Saved entries:
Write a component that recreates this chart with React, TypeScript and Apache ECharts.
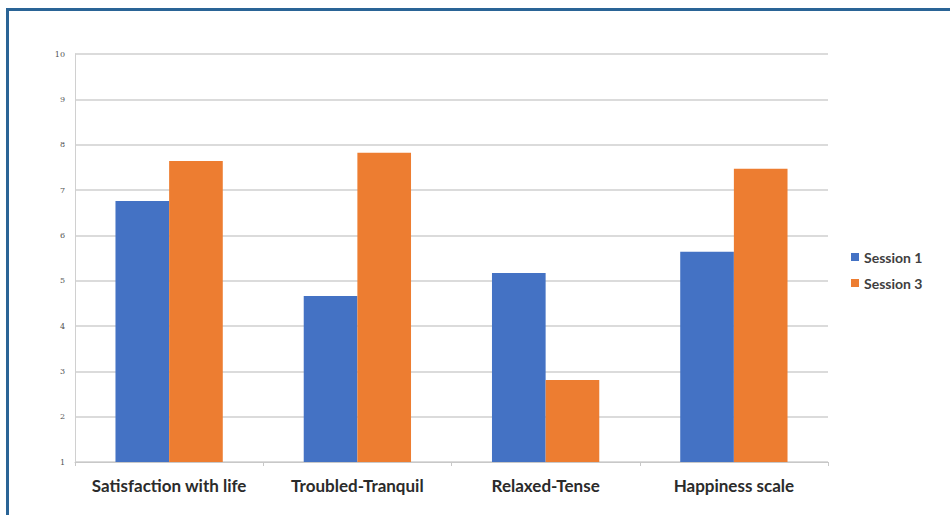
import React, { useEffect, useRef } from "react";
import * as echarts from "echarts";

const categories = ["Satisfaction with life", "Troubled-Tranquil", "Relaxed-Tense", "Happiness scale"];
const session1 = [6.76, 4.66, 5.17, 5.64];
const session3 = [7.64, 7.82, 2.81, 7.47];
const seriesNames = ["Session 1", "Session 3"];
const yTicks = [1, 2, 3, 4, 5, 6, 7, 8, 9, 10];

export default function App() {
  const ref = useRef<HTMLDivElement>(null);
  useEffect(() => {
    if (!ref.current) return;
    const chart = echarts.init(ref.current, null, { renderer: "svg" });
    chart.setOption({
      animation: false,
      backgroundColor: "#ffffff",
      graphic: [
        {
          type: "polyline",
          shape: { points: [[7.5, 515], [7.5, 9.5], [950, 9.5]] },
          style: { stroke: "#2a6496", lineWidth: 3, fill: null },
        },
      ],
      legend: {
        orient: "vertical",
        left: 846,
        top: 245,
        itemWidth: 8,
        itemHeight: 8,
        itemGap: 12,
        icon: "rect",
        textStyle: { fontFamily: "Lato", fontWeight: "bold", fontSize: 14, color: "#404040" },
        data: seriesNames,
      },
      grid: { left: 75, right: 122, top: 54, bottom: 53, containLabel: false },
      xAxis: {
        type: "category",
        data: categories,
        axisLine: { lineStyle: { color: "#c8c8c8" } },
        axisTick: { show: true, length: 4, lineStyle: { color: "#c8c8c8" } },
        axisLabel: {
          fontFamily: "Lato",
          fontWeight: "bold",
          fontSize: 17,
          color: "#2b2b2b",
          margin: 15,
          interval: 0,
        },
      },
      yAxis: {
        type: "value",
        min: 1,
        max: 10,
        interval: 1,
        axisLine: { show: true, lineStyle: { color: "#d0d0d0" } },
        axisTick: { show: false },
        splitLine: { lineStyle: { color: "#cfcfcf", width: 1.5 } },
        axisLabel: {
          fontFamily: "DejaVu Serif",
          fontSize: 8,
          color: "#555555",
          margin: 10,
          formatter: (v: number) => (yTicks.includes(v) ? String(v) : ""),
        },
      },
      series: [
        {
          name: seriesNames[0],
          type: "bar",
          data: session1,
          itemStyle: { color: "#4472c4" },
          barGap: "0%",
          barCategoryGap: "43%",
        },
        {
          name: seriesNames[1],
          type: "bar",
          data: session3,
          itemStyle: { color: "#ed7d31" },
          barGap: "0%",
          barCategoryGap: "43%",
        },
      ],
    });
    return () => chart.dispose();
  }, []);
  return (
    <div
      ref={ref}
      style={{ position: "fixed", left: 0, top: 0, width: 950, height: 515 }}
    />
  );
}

* * *

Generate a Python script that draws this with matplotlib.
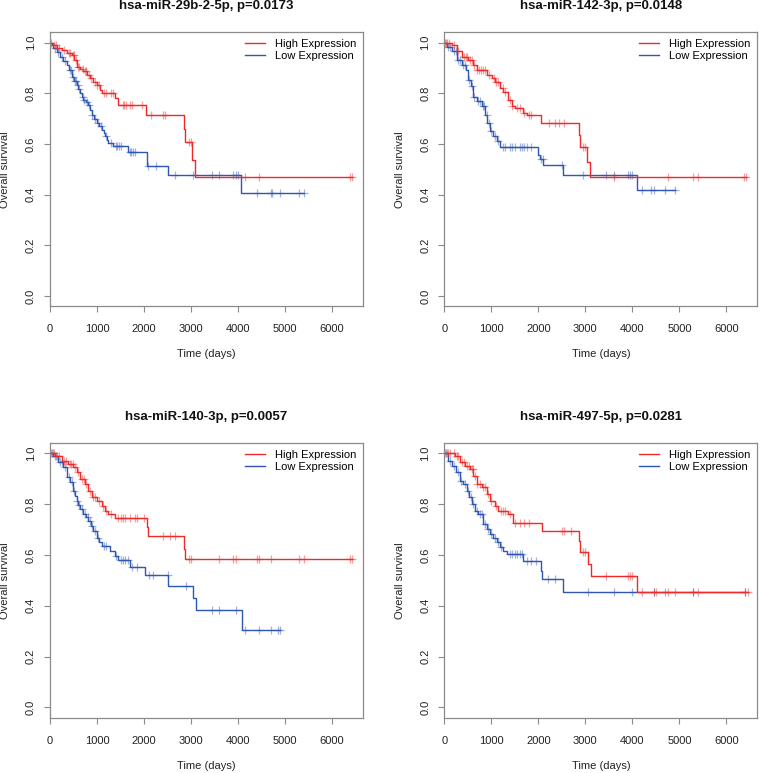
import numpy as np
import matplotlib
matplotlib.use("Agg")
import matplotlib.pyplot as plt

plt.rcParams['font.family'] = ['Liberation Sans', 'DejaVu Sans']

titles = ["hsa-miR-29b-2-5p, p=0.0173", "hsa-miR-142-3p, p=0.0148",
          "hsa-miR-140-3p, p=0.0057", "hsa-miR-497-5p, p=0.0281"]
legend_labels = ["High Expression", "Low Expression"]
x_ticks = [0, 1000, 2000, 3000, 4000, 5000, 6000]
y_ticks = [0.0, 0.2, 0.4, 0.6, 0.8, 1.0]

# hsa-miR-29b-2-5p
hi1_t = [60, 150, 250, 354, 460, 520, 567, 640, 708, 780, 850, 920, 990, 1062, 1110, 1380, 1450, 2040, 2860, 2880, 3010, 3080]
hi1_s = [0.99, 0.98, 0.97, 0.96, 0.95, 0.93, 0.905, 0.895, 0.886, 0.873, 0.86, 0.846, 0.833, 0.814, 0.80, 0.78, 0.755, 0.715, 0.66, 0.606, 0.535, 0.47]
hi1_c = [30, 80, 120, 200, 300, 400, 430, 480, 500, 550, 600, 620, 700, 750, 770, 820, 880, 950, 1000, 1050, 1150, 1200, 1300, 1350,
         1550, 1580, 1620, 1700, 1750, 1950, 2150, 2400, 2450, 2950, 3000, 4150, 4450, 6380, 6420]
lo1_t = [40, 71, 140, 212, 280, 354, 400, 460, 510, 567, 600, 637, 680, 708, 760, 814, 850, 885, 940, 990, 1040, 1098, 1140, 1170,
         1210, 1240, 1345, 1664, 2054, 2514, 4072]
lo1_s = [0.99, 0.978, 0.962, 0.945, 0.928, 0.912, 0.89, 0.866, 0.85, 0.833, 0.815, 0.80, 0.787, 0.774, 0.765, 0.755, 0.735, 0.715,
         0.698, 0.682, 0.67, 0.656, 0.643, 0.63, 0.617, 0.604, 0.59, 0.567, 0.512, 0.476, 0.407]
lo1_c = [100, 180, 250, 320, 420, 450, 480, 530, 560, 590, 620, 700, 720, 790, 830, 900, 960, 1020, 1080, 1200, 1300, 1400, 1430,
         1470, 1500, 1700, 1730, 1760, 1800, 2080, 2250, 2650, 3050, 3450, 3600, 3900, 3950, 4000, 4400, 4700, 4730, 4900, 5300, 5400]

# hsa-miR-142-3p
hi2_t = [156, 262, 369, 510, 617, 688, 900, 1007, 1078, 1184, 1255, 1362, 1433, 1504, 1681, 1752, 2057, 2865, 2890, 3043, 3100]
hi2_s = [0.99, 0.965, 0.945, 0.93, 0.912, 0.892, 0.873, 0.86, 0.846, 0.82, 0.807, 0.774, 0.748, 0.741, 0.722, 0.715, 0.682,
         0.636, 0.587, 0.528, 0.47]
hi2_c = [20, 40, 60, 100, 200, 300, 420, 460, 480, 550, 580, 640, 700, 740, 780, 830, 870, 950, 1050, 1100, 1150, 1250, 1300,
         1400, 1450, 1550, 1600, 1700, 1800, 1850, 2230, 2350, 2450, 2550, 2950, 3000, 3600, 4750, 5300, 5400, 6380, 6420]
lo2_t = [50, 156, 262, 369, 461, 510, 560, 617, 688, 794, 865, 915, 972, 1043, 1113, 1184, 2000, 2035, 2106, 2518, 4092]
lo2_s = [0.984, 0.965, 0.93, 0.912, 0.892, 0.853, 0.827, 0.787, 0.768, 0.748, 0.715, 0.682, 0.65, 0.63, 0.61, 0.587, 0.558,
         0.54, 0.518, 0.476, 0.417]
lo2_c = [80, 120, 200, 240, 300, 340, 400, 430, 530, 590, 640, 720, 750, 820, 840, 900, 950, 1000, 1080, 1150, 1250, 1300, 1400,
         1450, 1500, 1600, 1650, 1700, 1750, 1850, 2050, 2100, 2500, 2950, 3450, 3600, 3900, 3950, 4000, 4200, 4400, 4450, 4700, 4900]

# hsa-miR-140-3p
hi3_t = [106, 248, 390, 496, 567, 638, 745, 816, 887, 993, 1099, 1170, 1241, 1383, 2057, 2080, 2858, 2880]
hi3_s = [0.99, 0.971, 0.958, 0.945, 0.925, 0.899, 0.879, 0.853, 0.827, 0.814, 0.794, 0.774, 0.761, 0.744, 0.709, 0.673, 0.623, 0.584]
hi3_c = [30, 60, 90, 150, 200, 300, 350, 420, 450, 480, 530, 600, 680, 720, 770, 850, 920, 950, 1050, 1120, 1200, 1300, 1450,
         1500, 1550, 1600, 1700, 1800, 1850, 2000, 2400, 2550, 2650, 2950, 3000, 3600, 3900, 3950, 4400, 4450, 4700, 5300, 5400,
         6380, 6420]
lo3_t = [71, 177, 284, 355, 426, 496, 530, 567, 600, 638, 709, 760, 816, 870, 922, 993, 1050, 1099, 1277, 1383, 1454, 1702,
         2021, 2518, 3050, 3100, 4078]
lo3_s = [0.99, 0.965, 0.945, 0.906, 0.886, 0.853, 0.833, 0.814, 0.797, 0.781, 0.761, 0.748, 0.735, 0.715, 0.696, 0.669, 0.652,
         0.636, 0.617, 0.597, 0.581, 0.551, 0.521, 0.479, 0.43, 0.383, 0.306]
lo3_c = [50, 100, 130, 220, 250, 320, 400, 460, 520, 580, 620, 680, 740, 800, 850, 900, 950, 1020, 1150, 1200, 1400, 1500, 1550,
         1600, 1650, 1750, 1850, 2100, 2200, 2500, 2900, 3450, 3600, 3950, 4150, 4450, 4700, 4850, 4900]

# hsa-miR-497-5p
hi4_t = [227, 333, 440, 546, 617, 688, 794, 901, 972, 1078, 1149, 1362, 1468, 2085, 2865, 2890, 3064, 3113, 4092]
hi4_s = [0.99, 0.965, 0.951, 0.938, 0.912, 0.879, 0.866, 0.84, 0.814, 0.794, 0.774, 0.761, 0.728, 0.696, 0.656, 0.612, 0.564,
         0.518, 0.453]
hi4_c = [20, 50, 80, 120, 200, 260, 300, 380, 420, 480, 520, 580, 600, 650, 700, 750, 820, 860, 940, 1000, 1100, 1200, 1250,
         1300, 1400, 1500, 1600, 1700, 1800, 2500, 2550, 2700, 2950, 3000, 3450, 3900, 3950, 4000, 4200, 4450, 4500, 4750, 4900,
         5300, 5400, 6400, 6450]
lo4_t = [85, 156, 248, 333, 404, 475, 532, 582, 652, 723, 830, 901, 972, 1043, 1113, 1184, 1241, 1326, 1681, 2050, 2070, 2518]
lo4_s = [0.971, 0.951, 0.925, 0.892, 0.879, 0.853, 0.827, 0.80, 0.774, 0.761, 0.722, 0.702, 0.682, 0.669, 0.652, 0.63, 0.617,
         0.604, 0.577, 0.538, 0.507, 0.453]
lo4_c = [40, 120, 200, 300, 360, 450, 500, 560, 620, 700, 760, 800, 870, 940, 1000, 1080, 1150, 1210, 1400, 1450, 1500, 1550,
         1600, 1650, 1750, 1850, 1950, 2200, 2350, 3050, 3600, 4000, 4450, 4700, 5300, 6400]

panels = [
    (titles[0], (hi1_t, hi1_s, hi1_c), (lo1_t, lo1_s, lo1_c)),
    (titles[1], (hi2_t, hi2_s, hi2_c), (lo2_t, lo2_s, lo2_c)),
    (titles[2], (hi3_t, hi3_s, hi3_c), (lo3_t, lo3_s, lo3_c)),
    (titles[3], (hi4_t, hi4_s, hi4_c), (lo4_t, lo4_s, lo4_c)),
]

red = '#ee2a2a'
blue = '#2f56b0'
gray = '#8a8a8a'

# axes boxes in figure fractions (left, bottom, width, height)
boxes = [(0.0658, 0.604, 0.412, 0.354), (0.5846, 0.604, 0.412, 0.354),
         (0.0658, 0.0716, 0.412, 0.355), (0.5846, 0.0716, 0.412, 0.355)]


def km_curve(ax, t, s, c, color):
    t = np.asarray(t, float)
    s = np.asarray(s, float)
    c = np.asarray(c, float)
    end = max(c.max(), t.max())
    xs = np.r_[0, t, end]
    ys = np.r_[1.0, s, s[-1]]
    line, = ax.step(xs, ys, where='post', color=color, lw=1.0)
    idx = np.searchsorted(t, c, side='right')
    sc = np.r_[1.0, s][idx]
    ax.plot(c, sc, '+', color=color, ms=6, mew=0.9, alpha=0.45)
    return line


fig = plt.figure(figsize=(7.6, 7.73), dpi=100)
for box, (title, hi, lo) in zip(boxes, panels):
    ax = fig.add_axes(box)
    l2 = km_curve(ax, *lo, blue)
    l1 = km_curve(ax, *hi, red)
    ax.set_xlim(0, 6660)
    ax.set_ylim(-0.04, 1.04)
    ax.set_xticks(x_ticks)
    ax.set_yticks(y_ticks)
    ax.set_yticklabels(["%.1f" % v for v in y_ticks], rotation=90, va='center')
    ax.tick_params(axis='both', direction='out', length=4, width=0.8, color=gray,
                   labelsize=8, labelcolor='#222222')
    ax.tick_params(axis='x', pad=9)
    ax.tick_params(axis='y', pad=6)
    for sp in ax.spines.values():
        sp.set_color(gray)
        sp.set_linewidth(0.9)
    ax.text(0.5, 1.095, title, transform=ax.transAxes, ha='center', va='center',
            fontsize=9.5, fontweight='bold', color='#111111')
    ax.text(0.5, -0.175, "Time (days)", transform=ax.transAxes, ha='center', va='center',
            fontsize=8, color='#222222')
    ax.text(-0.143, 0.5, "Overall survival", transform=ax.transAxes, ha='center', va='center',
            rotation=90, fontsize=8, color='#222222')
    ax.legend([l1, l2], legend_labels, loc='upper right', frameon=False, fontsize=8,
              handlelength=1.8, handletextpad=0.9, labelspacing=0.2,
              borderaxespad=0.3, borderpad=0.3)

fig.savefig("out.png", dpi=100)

==

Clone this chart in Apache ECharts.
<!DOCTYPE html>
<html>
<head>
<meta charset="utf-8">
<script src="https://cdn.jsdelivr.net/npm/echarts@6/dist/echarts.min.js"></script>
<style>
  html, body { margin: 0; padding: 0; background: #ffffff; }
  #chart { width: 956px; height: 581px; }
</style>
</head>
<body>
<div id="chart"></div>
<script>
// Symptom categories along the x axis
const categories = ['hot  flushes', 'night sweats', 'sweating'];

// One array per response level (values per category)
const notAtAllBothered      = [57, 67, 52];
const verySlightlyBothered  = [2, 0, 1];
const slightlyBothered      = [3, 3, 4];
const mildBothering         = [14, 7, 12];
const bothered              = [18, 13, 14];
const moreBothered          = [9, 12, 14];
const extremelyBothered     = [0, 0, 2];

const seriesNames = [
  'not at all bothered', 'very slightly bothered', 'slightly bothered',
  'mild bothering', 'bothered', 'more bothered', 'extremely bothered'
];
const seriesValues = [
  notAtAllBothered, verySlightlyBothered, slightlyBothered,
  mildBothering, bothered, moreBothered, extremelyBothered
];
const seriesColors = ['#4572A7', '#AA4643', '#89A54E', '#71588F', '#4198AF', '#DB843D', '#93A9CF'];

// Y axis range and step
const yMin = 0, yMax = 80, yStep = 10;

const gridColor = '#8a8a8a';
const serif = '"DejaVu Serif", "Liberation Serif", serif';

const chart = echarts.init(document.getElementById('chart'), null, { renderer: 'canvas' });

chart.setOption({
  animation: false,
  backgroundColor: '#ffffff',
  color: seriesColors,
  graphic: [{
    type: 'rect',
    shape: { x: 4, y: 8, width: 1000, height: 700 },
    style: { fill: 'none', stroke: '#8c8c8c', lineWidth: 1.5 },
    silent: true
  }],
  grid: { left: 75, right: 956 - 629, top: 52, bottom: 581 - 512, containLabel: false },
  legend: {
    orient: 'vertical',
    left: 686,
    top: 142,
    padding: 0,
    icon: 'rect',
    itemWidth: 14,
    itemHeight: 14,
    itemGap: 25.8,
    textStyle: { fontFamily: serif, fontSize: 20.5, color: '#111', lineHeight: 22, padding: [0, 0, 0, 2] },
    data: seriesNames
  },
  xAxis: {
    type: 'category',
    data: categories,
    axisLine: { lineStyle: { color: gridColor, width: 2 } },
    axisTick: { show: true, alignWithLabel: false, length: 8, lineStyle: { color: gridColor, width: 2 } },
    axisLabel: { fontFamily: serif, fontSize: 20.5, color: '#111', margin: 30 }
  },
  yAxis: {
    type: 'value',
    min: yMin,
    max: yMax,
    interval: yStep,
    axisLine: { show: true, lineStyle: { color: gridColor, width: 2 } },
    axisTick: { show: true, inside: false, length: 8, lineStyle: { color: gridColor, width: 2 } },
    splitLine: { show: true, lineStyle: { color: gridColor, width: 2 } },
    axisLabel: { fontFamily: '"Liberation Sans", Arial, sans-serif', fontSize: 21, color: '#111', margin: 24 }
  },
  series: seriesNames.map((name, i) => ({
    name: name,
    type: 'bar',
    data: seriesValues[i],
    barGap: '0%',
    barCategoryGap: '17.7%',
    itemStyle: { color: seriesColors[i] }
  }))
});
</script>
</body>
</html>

Exercise brief:
Do not include pictures. Give again exactly the lines starting at the one with "Generate a Python" and ending at the one with "y_ticks = [0.0, 0.2, 0.4, 0.6, 0.8, 1.0]", both included.

In response:
Generate a Python script that draws this with matplotlib.
import numpy as np
import matplotlib
matplotlib.use("Agg")
import matplotlib.pyplot as plt

plt.rcParams['font.family'] = ['Liberation Sans', 'DejaVu Sans']

titles = ["hsa-miR-29b-2-5p, p=0.0173", "hsa-miR-142-3p, p=0.0148",
          "hsa-miR-140-3p, p=0.0057", "hsa-miR-497-5p, p=0.0281"]
legend_labels = ["High Expression", "Low Expression"]
x_ticks = [0, 1000, 2000, 3000, 4000, 5000, 6000]
y_ticks = [0.0, 0.2, 0.4, 0.6, 0.8, 1.0]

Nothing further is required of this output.